Why Killdeer Have Orange Butts

When sitting in the green room between acts, Killdeer display a somber tawny brown back. The long wing tips cover the red-brown color of the rump when the bird is at rest.  Although legendary for their acting prowess, they are relatively plain looking (and acting) by choice. As residents of open ground this color combination serves well as camouflage on exposed gravelly surfaces. When their nest is threatened, the birds instantly fan out their tails and launch into their famous “broken wing” act in order to lure away potential robbers.  Sir Lawrence Olivier could do no better in this regard.

One feature that attains prominence during the defensive act are the black and white neck bands (see above). The birds crane their necks to expose the broad white patch located between the upper and lower dark neck bands. Take a good look at one of these famous Killdeer performances, however, and you’ll see how they make the most out of their bright orange-red butts (see beginning photo). This is the feature put on prominent display whenever one of these birds is compelled to defend a nest location.  Even though the overall theme of the act is to call attention to the alleged broken flapper, the rump colors are meant to call attention to this fact. They act as playbills announcing “horribly broken wing now showing – come and get an easy meal.”

A bird in full performance will flop from side to side with its wing upturned at an awkward angle. It will drop to the ground as if lame and flash that orange butt by  fanning the tail from side to side.  When approached, they manage to recover from this mortal injury just long enough to run a few dozen yards further away from the nest – at which point they become re-afflicted.  They will keep this up until luring the danger well out of the vicinity of the eggs. For a fox or coyote, the act is very convincing.

I came upon the Killdeer pictured here in a marina parking lot. But, instead of leading me away from the nest, the bird’s performance actually led me to it (am I smarter than a fox? Well, maybe). One can judge the proximity of the eggs by watching the intensity of the act. Like a game of “hot & cold” the well-intentioned display often serves as a means of nest betrayal. When I took the video, shown here, I was nearly on top of the nest and the bird was going ballistic. I never suspected the location until the bird “doth protested too much.”

The actual nest – a shallow scrape really – was located under a boat trailer and contained four neatly speckled eggs (see here). Although there are occasionally five eggs in such a nest, four is the typical number. The narrow ends always face inward in a tight shamrock pattern.

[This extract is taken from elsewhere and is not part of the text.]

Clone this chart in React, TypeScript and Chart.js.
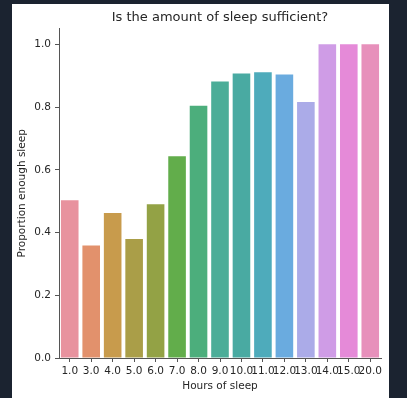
import React, { useEffect, useRef } from "react";
import { Chart, registerables } from "chart.js";

Chart.register(...registerables);

const categories = ["1.0", "3.0", "4.0", "5.0", "6.0", "7.0", "8.0", "9.0", "10.0", "11.0", "12.0", "13.0", "14.0", "15.0", "20.0"];
const proportions = [0.503, 0.359, 0.462, 0.379, 0.49, 0.643, 0.804, 0.881, 0.907, 0.911, 0.904, 0.816, 1.0, 1.0, 1.0];
const barColors = [
  "#e8929e", "#e2916c", "#c89b4c", "#aa9e48", "#93a245", "#62ad4b", "#4cae7c", "#4bad98",
  "#49aaa2", "#4eabbb", "#6aabdf", "#ababe8", "#cf9ce6", "#e58ad8", "#e790bb",
];
const yTicks = [0, 0.2, 0.4, 0.6, 0.8, 1.0];

const FONT = "'DejaVu Sans', sans-serif";

export default function App() {
  const ref = useRef<HTMLCanvasElement>(null);
  useEffect(() => {
    if (!ref.current) return;
    const chart = new Chart(ref.current, {
      type: "bar",
      data: {
        labels: categories,
        datasets: [
          {
            data: proportions,
            backgroundColor: barColors,
            borderWidth: 0,
            barPercentage: 0.82,
            categoryPercentage: 1,
          },
        ],
      },
      options: {
        responsive: false,
        animation: false,
        devicePixelRatio: 1,
        layout: { padding: { top: 0, right: 8, bottom: 0, left: 0 } },
        plugins: {
          legend: { display: false },
          tooltip: { enabled: false },
          title: {
            display: true,
            fullSize: false,
            text: "Is the amount of sleep sufficient?",
            color: "#262626",
            font: { family: FONT, size: 13, weight: "normal" },
            padding: { top: 6, bottom: 3 },
          },
        },
        scales: {
          x: {
            offset: true,
            grid: { display: true, drawOnChartArea: false, drawTicks: true, tickLength: 4, color: "#555", offset: false },
            border: { display: true, color: "#555", width: 1 },
            ticks: {
              color: "#262626",
              font: { family: FONT, size: 10.5 },
              autoSkip: false,
              maxRotation: 0,
              minRotation: 0,
              padding: 3,
            },
            title: {
              display: true,
              text: "Hours of sleep",
              color: "#262626",
              font: { family: FONT, size: 10.5 },
              padding: { top: 0, bottom: 5 },
            },
            afterFit: (s: any) => {
              s.height = 40;
            },
          },
          y: {
            min: 0,
            max: 1.05,
            grid: { display: true, drawOnChartArea: false, drawTicks: true, tickLength: 4, color: "#555" },
            border: { display: true, color: "#555", width: 1 },
            ticks: {
              color: "#262626",
              font: { family: FONT, size: 10.5 },
              padding: 4,
              includeBounds: false,
              stepSize: 0.2,
              callback: (v: any) => Number(v).toFixed(1),
            },
            afterBuildTicks: (s: any) => {
              s.ticks = yTicks.map((v) => ({ value: v }));
            },
            title: {
              display: true,
              text: "Proportion enough sleep",
              color: "#262626",
              font: { family: FONT, size: 10.5 },
              padding: { top: 4, bottom: 0 },
            },
            afterFit: (s: any) => {
              s.width = 47;
            },
          },
        },
      },
    });
    return () => chart.destroy();
  }, []);

  return (
    <div style={{ position: "fixed", left: 0, top: 0, width: 407, height: 398, background: "#1b2330" }}>
      <div style={{ position: "absolute", left: 12, top: 4, width: 377, height: 394, background: "#ffffff" }}>
        <canvas ref={ref} width={377} height={394} style={{ display: "block", width: 377, height: 394 }} />
      </div>
    </div>
  );
}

This bird returned to incubate the clutch only after I walked well away from the site. Both the male and female birds participate in both incubation and nest defense, so I am not sure whether the individual pictured here was a he or a she.  With a dedication that would drive most birds insane, Killdeer will keep up this routine for 24-28 days until the fluffy chicks finally hatch out (and work on their own method acting skills). Unlike human actors, each and every acting performance is as good as that performed on opening day. Bravo, your Shakespearean orange rumpus does you proud my ‘deer.